We write about a wide area and sometimes it’s like you just playing around with the words. More word-games than a message. Sometimes you get angry with something, a lots of songs are about people we know (They might not be aware of that) and sometimes it’s about two people you know but in the lyrics they become one person. We have no rules. Regarding some of the older songs I’ve forgotten now what or who they were about.

But you don’t have your own protest song?

If you start looking, we’ve written a lot of punk lyrics. Pure social criticism we just tissue it a bit and we don’t want that to shadow the song. We’re still a rock´n´roll band. The song comes first and the lyrics should go with it. I am struggling with too much slogans, it doesn’t give me anything and it just scare people away. We lure them instead so that they might think twice.

Do you have an anecdote or weird tour memory to share with us?

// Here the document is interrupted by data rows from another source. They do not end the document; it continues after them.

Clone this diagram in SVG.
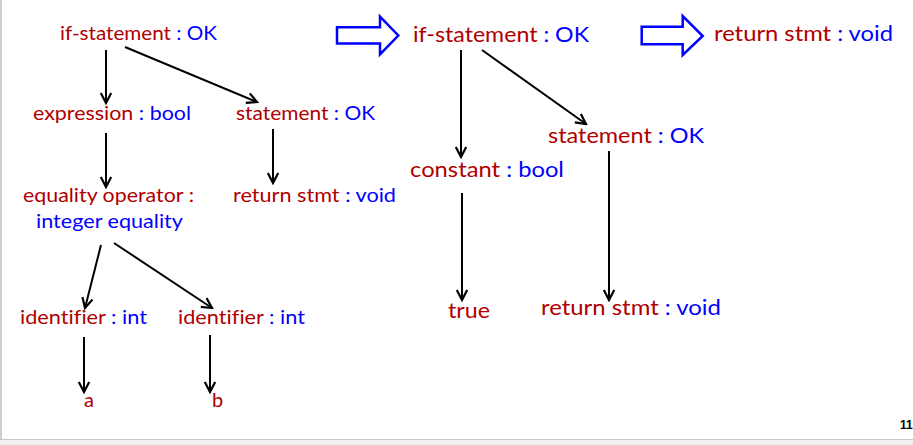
<svg xmlns="http://www.w3.org/2000/svg" width="913" height="445" viewBox="0 0 913 445">
<defs>
<style>
text{font-family:Lato,"Open Sans","Liberation Sans",sans-serif;font-variant-ligatures:none;}
.l{font-size:20px;}
.r{font-size:22px;}
.red{fill:#b00000;}
.blue{fill:#0000ff;}
.edge{stroke:#000;stroke-width:2;fill:none;marker-end:url(#ah);}
.big{fill:#fff;stroke:#0000ff;stroke-width:2.5;stroke-linejoin:miter;}
</style>
<marker id="ah" viewBox="0 0 14 14" refX="12" refY="7" markerWidth="14" markerHeight="14" markerUnits="userSpaceOnUse" orient="auto">
<path d="M2,1.8 L12,7 L2,12.2" fill="none" stroke="#000" stroke-width="2.2"/>
</marker>
</defs>
<rect x="0" y="0" width="913" height="445" fill="#fff"/>
<rect x="0" y="440" width="913" height="5" fill="#f0f0f0"/>
<line x1="0" y1="439.5" x2="913" y2="439.5" stroke="#c4c8cf" stroke-width="1"/>
<line x1="1" y1="0" x2="1" y2="440" stroke="#b8bec8" stroke-width="1.5"/>

<g id="connectors">
<line class="edge" x1="106" y1="50" x2="106" y2="103"/>
<line class="edge" x1="125" y1="47" x2="257" y2="102"/>
<line class="edge" x1="106" y1="133" x2="106" y2="187"/>
<line class="edge" x1="273" y1="129" x2="273" y2="183"/>
<line class="edge" x1="101" y1="245" x2="85" y2="308"/>
<line class="edge" x1="114" y1="243" x2="212" y2="308"/>
<line class="edge" x1="84" y1="337" x2="84" y2="392"/>
<line class="edge" x1="210" y1="335" x2="210" y2="392"/>
<line class="edge" x1="461" y1="50" x2="461" y2="157"/>
<line class="edge" x1="482" y1="50" x2="586" y2="124"/>
<line class="edge" x1="462" y1="193" x2="462" y2="300"/>
<line class="edge" x1="609" y1="151" x2="609" y2="300"/>
</g>

<g id="transform-arrow-1">
<path class="big" d="M337,27.3 H380 V16.7 L398.3,35.5 L380,54.3 V43.5 H337 Z"/>
</g>
<g id="transform-arrow-2">
<path class="big" d="M641.7,26.7 H682.7 V16 L702.7,36 L682.7,55 V44.3 H641.7 Z"/>
</g>

<g id="n-if-left"><text class="l" x="60" y="40" textLength="157" lengthAdjust="spacingAndGlyphs"><tspan class="red">if-statement</tspan><tspan class="blue"> : OK</tspan></text></g>
<g id="n-expression"><text class="l" x="33" y="120" textLength="158" lengthAdjust="spacingAndGlyphs"><tspan class="red">expression</tspan><tspan class="blue"> : bool</tspan></text></g>
<g id="n-statement-left"><text class="l" x="236" y="120" textLength="139" lengthAdjust="spacingAndGlyphs"><tspan class="red">statement</tspan><tspan class="blue"> : OK</tspan></text></g>
<g id="n-equality"><text class="l red" x="23" y="202" textLength="171" lengthAdjust="spacingAndGlyphs">equality operator :</text><text class="l blue" x="36" y="228" textLength="147" lengthAdjust="spacingAndGlyphs">integer equality</text></g>
<g id="n-return-left"><text class="l" x="233" y="202" textLength="163" lengthAdjust="spacingAndGlyphs"><tspan class="red">return stmt</tspan><tspan class="blue"> : void</tspan></text></g>
<g id="n-ident-a"><text class="l" x="20" y="324" textLength="127" lengthAdjust="spacingAndGlyphs"><tspan class="red">identifier</tspan><tspan class="blue"> : int</tspan></text></g>
<g id="n-ident-b"><text class="l" x="178" y="324" textLength="127" lengthAdjust="spacingAndGlyphs"><tspan class="red">identifier</tspan><tspan class="blue"> : int</tspan></text></g>
<g id="n-a"><text class="l red" x="84" y="407">a</text></g>
<g id="n-b"><text class="l red" x="212" y="407">b</text></g>

<g id="n-if-right"><text class="r" x="413" y="42" textLength="176" lengthAdjust="spacingAndGlyphs"><tspan class="red">if-statement</tspan><tspan class="blue"> : OK</tspan></text></g>
<g id="n-return-top"><text class="r" x="714" y="41" textLength="179" lengthAdjust="spacingAndGlyphs"><tspan class="red">return stmt</tspan><tspan class="blue"> : void</tspan></text></g>
<g id="n-statement-right"><text class="r" x="548" y="143" textLength="156" lengthAdjust="spacingAndGlyphs"><tspan class="red">statement</tspan><tspan class="blue"> : OK</tspan></text></g>
<g id="n-constant"><text class="r" x="410" y="177" textLength="154" lengthAdjust="spacingAndGlyphs"><tspan class="red">constant</tspan><tspan class="blue"> : bool</tspan></text></g>
<g id="n-true"><text class="r red" x="448" y="318" textLength="42" lengthAdjust="spacingAndGlyphs">true</text></g>
<g id="n-return-right"><text class="r" x="541" y="315" textLength="180" lengthAdjust="spacingAndGlyphs"><tspan class="red">return stmt</tspan><tspan class="blue"> : void</tspan></text></g>

<text x="900" y="429" style="font-family:'Liberation Sans',Arial,sans-serif;font-size:12px;font-weight:bold;" fill="#000">11</text>
</svg>
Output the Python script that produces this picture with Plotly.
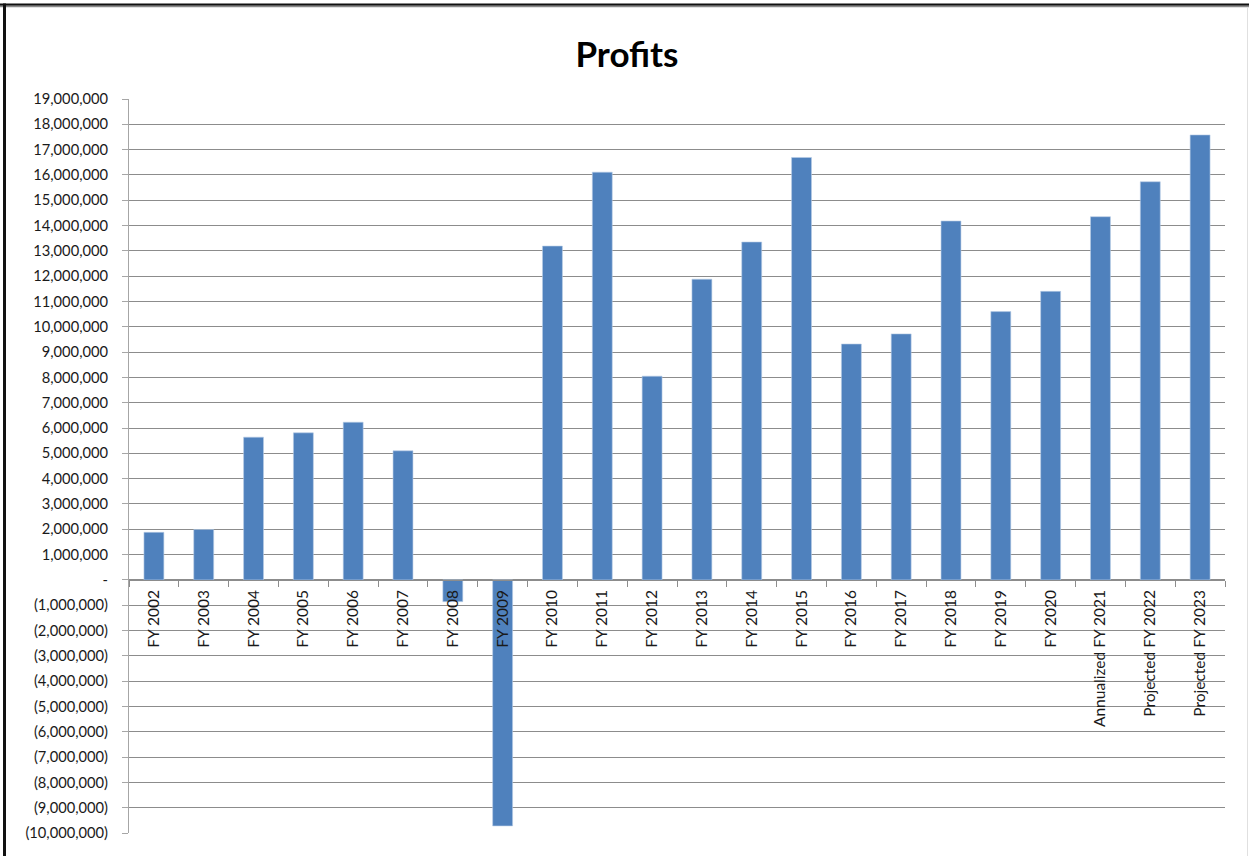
import plotly.graph_objects as go

categories = ["FY 2002", "FY 2003", "FY 2004", "FY 2005", "FY 2006", "FY 2007",
              "FY 2008", "FY 2009", "FY 2010", "FY 2011", "FY 2012", "FY 2013",
              "FY 2014", "FY 2015", "FY 2016", "FY 2017", "FY 2018", "FY 2019",
              "FY 2020", "Annualized FY 2021", "Projected FY 2022", "Projected FY 2023"]
profits = [1880000, 1990000, 5640000, 5810000, 6230000, 5100000,
           -860000, -9720000, 13190000, 16110000, 8050000, 11880000,
           13350000, 16690000, 9320000, 9720000, 14180000, 10600000,
           11400000, 14350000, 15730000, 17580000]
y_tick_values = list(range(-10000000, 19000001, 1000000))


def fmt(v):
    if v == 0:
        return "-"
    if v < 0:
        return "({:,})".format(-v)
    return "{:,}".format(v)


y_tick_text = [fmt(v) for v in y_tick_values]

W, H = 1249, 856
L, R, T, B = 129, 24, 99, 23
pw, ph = W - L - R, H - T - B

FONT = "Lato, 'Open Sans', sans-serif"

fig = go.Figure()
fig.add_trace(go.Bar(
    x=categories, y=profits,
    marker=dict(color="#4F81BD", line=dict(color="#B9CDE5", width=0.6)),
    width=0.4,
))


def px_x(p):
    return (p - L) / pw


def px_y(p):
    return (H - B - p) / ph


shapes = [
    # screenshot frame
    dict(type="line", xref="paper", yref="paper", x0=px_x(0), x1=px_x(W),
         y0=px_y(6.3), y1=px_y(6.3), line=dict(color="#8a8a8a", width=2)),
    dict(type="line", xref="paper", yref="paper", x0=px_x(0), x1=px_x(W),
         y0=px_y(4.5), y1=px_y(4.5), line=dict(color="#111111", width=2)),
    dict(type="line", xref="paper", yref="paper", x0=px_x(4.5), x1=px_x(4.5),
         y0=px_y(3.5), y1=px_y(H), line=dict(color="#111111", width=3)),
    dict(type="line", xref="paper", yref="paper", x0=px_x(1247.5), x1=px_x(1247.5),
         y0=px_y(7), y1=px_y(H), line=dict(color="#e0e0e0", width=1)),
]

fig.update_layout(
    width=W, height=H,
    margin=dict(l=L, r=R, t=T, b=B, pad=0),
    paper_bgcolor="white", plot_bgcolor="white",
    showlegend=False,
    bargap=0.6,
    title=dict(text="<b>Profits</b>", x=627 / W, xanchor="center",
               y=1 - 55 / H, yanchor="middle",
               font=dict(family=FONT, size=35, color="#000000")),
    font=dict(family=FONT, size=14.7, color="#1a1a1a"),
    shapes=shapes,
    xaxis=dict(
        type="category",
        anchor="free", position=10 / 29,
        showline=True, linecolor="#8c8c8c", linewidth=1,
        ticks="outside", tickson="boundaries", ticklen=6, tickcolor="#8c8c8c",
        tickangle=-90, showgrid=False, zeroline=False,
        ticklabelstandoff=3,
        tickfont=dict(family=FONT, size=15.5, color="#1a1a1a"),
        range=[-0.5, len(categories) - 0.5],
    ),
    yaxis=dict(
        range=[-10000000, 19000000],
        tickvals=y_tick_values, ticktext=y_tick_text,
        showgrid=True, gridcolor="#8c8c8c", gridwidth=1,
        zeroline=False,
        showline=True, linecolor="#a6a6a6", linewidth=1,
        ticks="outside", ticklen=6, tickcolor="#a6a6a6",
        ticklabelstandoff=11,
        tickfont=dict(family=FONT, size=14.7, color="#1a1a1a"),
    ),
)

fig.write_html("out.html",
               config={"displayModeBar": False},
               post_script="document.body.style.margin='0';document.body.style.overflow='hidden';")
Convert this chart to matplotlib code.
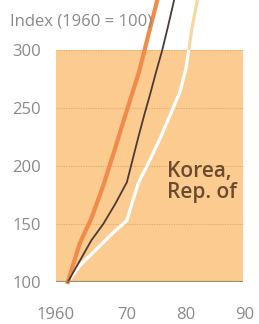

It would have been fun to have had a documentary filmmaker on our first tour in Norway in 1986. Our drummer looked at a map and called a lot of places in Norway.
We went from Tromsö in the north down to Oslo during three weeks in the middle of winter, a really bad idea. We drove off the road several times and we had money just enough to get us to the next gig, so all we made was petrol money really. On one of the days we had driven after the map and came to this mountain pass with a road gate with a sign saying”closed between November and March”. We had to drive back and around the mountain and it was 250Km. As a result of this we arrived like two minutes prior to when we were supposed to be on stage. The audience helped us to bring our gear in. Sometime I think that Micke lied a little because sometimes they could ask: -So you do play country rock? We had to throw in a few covers to actually get paid. We had a lot of fun but it was also a huge ordeal. We usually say that it was during this tour that we became a band.

svip.se thanks Chips and look forward to coming records.